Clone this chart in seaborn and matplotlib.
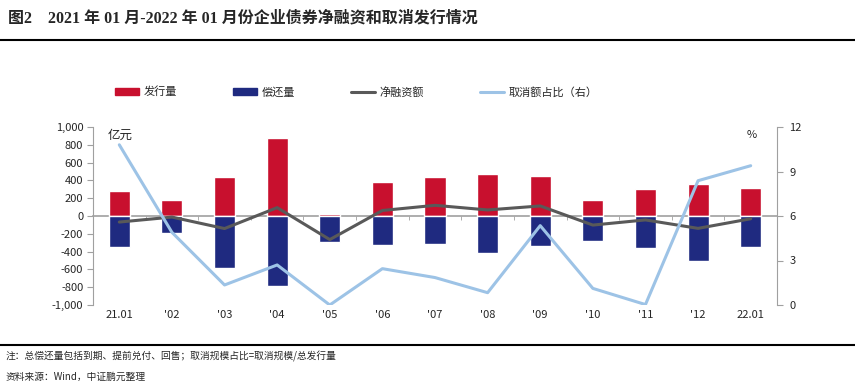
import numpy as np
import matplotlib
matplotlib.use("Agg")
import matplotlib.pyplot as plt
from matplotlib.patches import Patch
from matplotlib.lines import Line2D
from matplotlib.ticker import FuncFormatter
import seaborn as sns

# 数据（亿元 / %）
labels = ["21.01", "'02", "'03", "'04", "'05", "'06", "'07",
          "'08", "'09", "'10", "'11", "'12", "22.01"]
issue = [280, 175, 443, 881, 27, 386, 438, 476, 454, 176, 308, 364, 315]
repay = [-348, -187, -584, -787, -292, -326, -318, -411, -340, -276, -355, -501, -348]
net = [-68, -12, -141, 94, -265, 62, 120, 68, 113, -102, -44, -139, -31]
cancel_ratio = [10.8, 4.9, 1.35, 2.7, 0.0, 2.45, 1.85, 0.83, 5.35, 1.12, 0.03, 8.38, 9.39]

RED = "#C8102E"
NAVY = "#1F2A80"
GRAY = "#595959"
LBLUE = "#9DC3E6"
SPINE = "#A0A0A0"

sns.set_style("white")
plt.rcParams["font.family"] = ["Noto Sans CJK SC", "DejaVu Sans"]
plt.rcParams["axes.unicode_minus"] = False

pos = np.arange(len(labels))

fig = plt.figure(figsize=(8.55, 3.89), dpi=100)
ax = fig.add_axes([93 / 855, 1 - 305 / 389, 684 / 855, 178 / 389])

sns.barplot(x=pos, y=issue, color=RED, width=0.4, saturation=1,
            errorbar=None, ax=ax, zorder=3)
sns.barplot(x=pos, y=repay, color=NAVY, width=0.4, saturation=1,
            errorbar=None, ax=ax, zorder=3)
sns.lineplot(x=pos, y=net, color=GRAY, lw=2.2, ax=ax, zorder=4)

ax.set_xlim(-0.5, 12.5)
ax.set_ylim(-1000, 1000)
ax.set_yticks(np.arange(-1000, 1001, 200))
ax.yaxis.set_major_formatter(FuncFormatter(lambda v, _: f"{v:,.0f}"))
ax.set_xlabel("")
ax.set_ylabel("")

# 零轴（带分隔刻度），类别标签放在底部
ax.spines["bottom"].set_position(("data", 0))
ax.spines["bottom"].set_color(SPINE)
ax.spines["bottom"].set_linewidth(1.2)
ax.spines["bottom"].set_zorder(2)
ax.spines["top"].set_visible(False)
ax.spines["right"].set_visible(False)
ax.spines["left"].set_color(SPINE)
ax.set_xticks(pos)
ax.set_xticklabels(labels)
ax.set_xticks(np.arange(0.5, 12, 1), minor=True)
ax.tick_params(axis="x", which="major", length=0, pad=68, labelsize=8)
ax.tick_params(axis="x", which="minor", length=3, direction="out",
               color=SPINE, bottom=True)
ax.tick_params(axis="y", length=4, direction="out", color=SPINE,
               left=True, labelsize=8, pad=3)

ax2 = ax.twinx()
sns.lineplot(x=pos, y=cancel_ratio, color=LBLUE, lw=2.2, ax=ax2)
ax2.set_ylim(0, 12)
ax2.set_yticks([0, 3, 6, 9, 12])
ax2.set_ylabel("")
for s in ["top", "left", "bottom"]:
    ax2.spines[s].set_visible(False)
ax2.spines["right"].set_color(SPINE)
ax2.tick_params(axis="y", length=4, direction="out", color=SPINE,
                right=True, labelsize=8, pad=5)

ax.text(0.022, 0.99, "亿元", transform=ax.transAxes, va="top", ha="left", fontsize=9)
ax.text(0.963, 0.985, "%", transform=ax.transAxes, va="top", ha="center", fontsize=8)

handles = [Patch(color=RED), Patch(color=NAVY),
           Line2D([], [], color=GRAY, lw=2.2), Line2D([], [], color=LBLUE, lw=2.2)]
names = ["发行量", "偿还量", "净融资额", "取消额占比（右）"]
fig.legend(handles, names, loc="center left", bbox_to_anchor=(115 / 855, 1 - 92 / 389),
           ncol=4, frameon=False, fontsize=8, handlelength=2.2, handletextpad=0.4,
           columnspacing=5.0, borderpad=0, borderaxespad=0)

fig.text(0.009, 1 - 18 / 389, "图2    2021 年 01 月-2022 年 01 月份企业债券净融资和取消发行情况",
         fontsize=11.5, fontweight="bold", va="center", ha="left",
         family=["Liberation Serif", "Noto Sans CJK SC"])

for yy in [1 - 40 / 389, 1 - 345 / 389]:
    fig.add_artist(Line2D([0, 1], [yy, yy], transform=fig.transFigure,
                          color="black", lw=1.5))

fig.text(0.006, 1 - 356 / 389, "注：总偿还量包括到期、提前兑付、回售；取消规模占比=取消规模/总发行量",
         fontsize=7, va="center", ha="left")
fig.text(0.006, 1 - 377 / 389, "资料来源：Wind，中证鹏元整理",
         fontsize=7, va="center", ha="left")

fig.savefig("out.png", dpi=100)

▬▬▬▬▬▬

From the first line above down to the line with "import seaborn as sns", reproduce every line and no others, omitting pictures.

Clone this chart in seaborn and matplotlib.
import numpy as np
import matplotlib
matplotlib.use("Agg")
import matplotlib.pyplot as plt
from matplotlib.patches import Patch
from matplotlib.lines import Line2D
from matplotlib.ticker import FuncFormatter
import seaborn as sns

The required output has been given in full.